Implications for the broader context of the field

In parallel with doing all this, we as a field can make more room for this work, and incentivize it better, by reducing the number of prescriptive claims we make. E.g. if someone proposes a new hazard analysis technique, unless it’s for a very specific niche that’s known to be very problematic for HA, we can tell them that this is not, in itself, useful research. Given the shortage of good work in the vein described above, proposing new generic HA techniques is not something deserving of time, funding, or publication.

We should get into the mindset that a proposed technique is not itself new and substantiated knowledge. The “research contribution” comes either from examining the status quo (i.e. demonstrating using new real-world data that there is a problem that the technique addresses) or from carefully examining the properties of the new technique. This should be familiar to most academics, but also challenging for some. For Computer Science, my nominal parent discipline, it’s challenging because the properties aren’t related to termination or algorithmic complexity, but come from the real-world application of human-centric techniques.

Proposing new techniques isn’t just a waste of time, it drags down real research activity. Likewise for proposing “improvements” to existing techniques based on a poor theory base (i.e. one not derived empirically from studies of how practitioners work) and then crudely evaluated (by a toy example only, or by very weak study of practitioners). It is hard to do rigorous evaluation when there is a constant landslide of new, unsubstantiated “how to” material.

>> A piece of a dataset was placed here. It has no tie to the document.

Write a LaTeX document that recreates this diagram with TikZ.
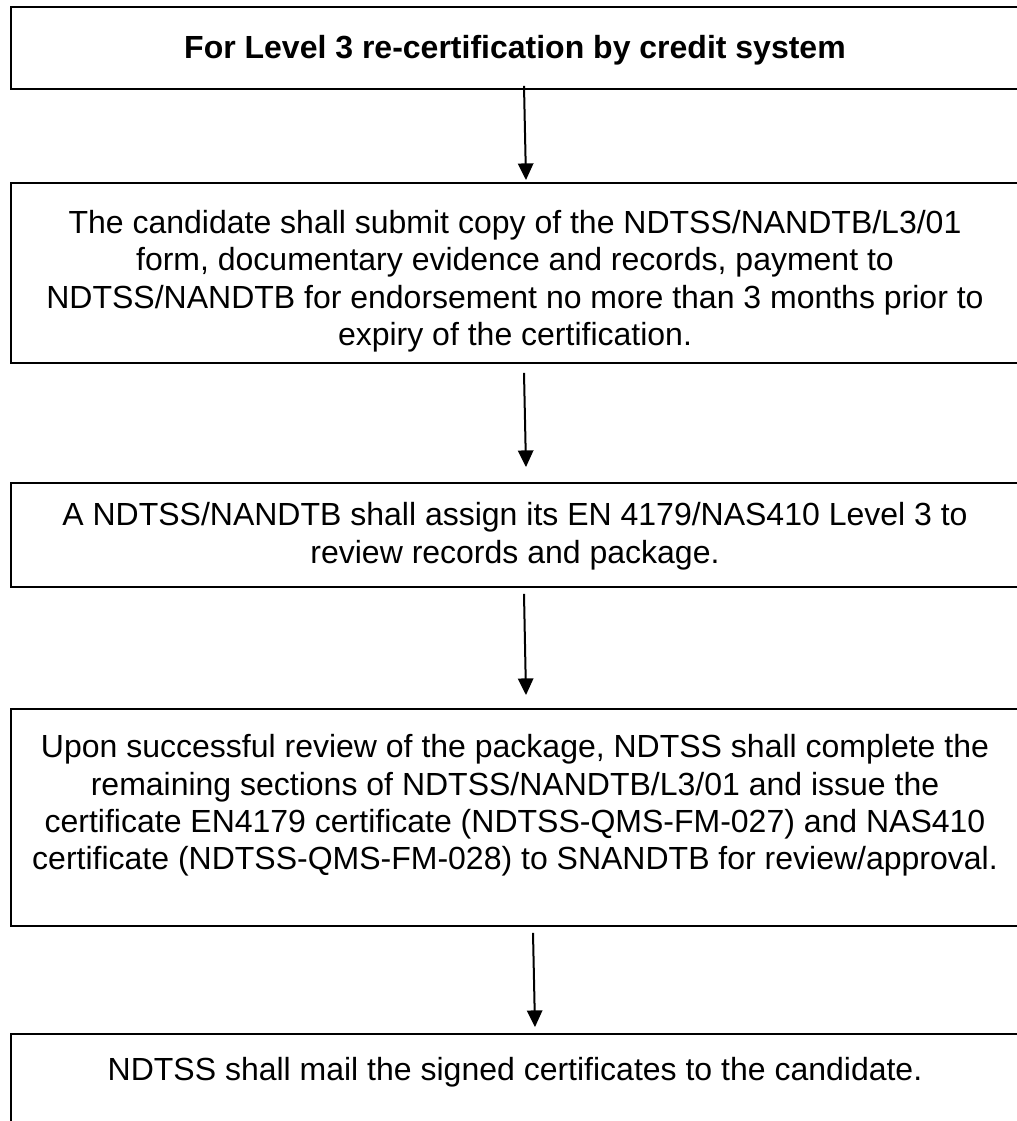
\documentclass[tikz,border=0pt]{standalone}
\usepackage{fontspec}
\setmainfont{Liberation Sans}
\usetikzlibrary{arrows.meta,calc}
\begin{document}
\begin{tikzpicture}[x=0.75pt,y=-0.75pt,
  boxshape/.style={draw=black,line width=1.4pt,rectangle,inner sep=0pt,minimum width=1010*0.75pt},
  txt/.style={align=center,inner sep=0pt,font=\fontsize{24pt}{28.1pt}\selectfont},
  arr/.style={line width=1.5pt,-{Triangle[length=12.5pt,width=11.5pt]}}]
\useasboundingbox (0,0) rectangle (1017,1121);
% boxes
\node[boxshape,minimum height=82*0.75pt]  (b1) at (516,48) {};
\node[boxshape,minimum height=180*0.75pt] (b2) at (516,273) {};
\node[boxshape,minimum height=104*0.75pt] (b3) at (516,535) {};
\node[boxshape,minimum height=217*0.75pt] (b4) at (516,817.5) {};
\node[boxshape,minimum height=120*0.75pt] (b5) at (516,1094) {};
% texts
\node[txt,font=\fontsize{24pt}{28.1pt}\selectfont\bfseries] (t1) at (515,50) {For Level 3 re-certification by credit system};
\node[txt] (t2) at (515,281) {The candidate shall submit copy of the NDTSS/NANDTB/L3/01\\form, documentary evidence and records, payment to\\NDTSS/NANDTB for endorsement no more than 3 months prior to\\expiry of the certification.};
\node[txt] (t3) at (515,536) {A NDTSS/NANDTB shall assign its EN 4179/NAS410 Level 3 to\\review records and package.};
\node[txt] (t4) at (515,805.5) {Upon successful review of the package, NDTSS shall complete the\\remaining sections of NDTSS/NANDTB/L3/01 and issue the\\certificate EN4179 certificate (NDTSS-QMS-FM-027) and NAS410\\certificate (NDTSS-QMS-FM-028) to SNANDTB for review/approval.};
\node[txt] (t5) at (515,1072) {NDTSS shall mail the signed certificates to the candidate.};
% arrows
\draw[arr] ($(b1.south)+(8,-4)$) -- ($(b2.north)+(10,-2)$);
\draw[arr] ($(b2.south)+(8,9)$) -- ($(b3.north)+(10,-15)$);
\draw[arr] ($(b3.south)+(8,6)$) -- ($(b4.north)+(10,-13)$);
\draw[arr] ($(b4.south)+(17,6)$) -- ($(b5.north)+(19,-6)$);
\end{tikzpicture}
\end{document}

As I noted at the top, doing this will not be easy or cheap. But if we want to continue to improve the safety we have achieved, and indeed to sustain it in the face of increasing system complexity, I think we need to do it.

Footnotes

If we can’t spell out how we think a method works, in terms of a process with potentially-observable intermediate effects, we do not understand the method well enough to advocate for it. (By contrast, drug companies often don’t understand the mechanism for their drugs. But their domain makes it possible to study outcomes well (thru RCTs etc) and thus they don’t need that. Since we can’t study outcomes well, we can’t legitimately advocate for something until we have a convincing theory of its mechanism.)
One approach to this, though not the only approach, is to create a host of falsifiable claims about the method, and start making observations to try to falsify them. The surviving claims will start to build an empirical picture of the method.
Most of our experiments are likely to be field experiments, targeted at understanding particular parts of the method. These sacrifice things like randomising and blinding in return for conducting the experiment in a real-world setting. Key point here — when you weaken an experimental design, you’re not necessarily sacrificing integrity, just allowing room for alternative explanations (i.e. you are making any result more equivocal). E.g. if you don’t randomise, maybe any difference between the groups is because of who was in each group. If you don’t blind, maybe people got the results they expected to get. If you don’t conduct it in a real organisation, maybe your results are only true for students in classrooms. Highly equivocal results are still valid, as long as that equivocality is made clear.
Although if we have specific claims about mechanism e.g. “discovery of new causal pathways occurs predominantly when systematically investigating possible variants of control actions from the control model” that’s something an observational study could look at — is that where hazards seem to be discovered? or is it rare for hazards to be discovered that way?